** Start of EXERCISE INPUT **

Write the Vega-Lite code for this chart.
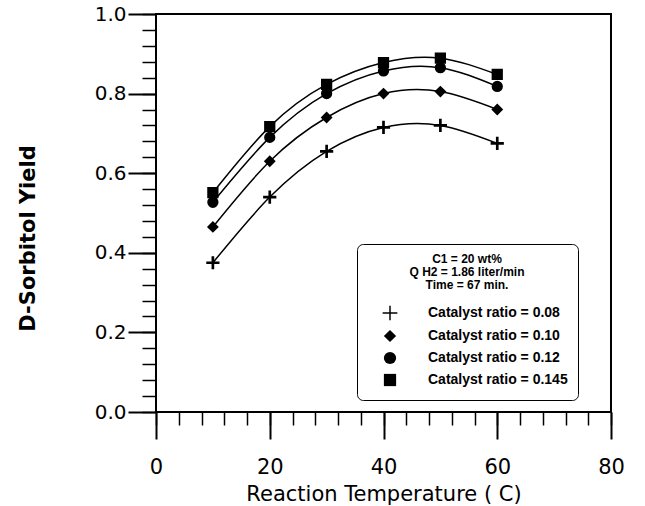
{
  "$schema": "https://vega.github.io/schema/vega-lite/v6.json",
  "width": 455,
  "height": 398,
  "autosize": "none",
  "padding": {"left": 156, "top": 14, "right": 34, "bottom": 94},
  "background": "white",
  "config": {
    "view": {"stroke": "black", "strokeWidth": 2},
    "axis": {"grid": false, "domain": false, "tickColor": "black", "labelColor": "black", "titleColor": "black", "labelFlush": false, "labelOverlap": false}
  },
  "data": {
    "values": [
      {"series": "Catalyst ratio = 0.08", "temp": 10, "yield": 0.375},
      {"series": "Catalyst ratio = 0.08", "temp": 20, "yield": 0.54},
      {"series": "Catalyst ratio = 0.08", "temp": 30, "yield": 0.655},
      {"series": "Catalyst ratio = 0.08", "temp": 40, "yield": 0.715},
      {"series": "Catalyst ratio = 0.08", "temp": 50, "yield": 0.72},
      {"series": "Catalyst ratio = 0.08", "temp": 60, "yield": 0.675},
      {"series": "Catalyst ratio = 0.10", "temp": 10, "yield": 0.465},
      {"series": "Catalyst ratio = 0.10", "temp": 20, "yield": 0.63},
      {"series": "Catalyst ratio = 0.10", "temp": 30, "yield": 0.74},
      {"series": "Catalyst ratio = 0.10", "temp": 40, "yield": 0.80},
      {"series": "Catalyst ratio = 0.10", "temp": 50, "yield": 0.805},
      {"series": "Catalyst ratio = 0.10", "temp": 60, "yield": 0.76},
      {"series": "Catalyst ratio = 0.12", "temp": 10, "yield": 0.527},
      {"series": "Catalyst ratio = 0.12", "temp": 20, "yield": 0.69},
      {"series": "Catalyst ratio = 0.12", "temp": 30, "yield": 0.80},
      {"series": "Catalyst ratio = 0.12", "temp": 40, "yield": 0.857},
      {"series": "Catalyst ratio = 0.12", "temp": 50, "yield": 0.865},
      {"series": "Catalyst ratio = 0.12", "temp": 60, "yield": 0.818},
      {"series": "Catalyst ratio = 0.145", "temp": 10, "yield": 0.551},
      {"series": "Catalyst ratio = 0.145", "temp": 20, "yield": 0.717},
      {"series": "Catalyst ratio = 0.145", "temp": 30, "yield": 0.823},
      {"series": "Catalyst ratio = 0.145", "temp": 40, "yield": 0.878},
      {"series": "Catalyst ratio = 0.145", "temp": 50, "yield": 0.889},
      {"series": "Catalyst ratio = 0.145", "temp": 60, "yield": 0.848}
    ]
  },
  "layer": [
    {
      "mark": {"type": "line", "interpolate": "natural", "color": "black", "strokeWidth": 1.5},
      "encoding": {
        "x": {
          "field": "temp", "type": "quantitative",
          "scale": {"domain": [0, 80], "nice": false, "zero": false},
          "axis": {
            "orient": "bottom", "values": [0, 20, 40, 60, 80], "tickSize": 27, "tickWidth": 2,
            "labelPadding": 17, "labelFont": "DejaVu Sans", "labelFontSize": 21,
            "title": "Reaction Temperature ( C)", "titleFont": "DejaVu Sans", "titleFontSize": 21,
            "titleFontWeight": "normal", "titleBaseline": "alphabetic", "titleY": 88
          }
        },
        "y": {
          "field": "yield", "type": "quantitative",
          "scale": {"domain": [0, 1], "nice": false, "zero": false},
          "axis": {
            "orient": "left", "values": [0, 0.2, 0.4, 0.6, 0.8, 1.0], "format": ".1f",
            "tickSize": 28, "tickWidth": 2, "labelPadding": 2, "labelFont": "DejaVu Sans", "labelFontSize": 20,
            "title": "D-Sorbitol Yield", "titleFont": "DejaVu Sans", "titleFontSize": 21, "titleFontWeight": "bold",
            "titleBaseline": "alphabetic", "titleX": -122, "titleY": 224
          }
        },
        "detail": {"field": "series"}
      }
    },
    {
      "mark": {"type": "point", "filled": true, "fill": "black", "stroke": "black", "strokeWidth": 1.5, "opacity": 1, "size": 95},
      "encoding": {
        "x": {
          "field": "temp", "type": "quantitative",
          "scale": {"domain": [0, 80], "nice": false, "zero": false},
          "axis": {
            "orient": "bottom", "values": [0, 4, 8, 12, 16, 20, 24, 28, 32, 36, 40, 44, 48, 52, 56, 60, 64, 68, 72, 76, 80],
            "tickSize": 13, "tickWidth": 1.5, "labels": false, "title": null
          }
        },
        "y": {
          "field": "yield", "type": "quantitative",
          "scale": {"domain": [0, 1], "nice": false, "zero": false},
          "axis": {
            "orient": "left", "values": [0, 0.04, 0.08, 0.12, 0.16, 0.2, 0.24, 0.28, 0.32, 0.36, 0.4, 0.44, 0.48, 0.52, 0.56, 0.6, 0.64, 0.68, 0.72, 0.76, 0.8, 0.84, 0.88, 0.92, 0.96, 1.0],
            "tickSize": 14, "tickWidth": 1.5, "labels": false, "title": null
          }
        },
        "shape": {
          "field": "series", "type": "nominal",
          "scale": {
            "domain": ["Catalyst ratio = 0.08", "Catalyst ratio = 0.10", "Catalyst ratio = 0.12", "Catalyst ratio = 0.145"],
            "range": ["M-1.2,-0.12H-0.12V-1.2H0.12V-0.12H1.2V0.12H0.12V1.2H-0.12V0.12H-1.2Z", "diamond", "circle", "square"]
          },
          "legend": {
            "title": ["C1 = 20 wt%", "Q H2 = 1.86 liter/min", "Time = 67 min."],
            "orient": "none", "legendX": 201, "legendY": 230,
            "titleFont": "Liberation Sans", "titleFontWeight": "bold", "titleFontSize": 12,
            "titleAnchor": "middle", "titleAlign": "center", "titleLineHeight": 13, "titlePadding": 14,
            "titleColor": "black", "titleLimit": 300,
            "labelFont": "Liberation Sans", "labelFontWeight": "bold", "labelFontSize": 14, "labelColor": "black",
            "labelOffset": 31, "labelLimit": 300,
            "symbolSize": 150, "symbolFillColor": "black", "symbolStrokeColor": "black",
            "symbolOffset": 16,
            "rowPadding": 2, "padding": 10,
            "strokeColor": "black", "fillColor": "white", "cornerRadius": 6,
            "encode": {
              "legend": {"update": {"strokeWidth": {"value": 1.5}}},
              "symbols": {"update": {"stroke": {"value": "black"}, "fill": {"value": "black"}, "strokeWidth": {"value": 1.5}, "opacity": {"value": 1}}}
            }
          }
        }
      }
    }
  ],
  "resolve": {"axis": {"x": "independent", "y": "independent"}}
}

** End of EXERCISE INPUT **
** Start of EXERCISE INPUT **

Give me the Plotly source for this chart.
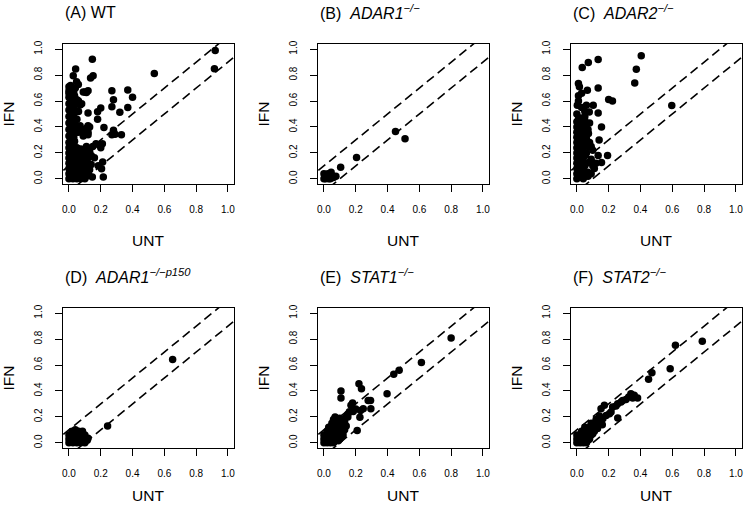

** End of EXERCISE INPUT **

- TASK OBJECTIVE -
Give only the number of lines in the records that contain the string "chart".

- RESULT -
2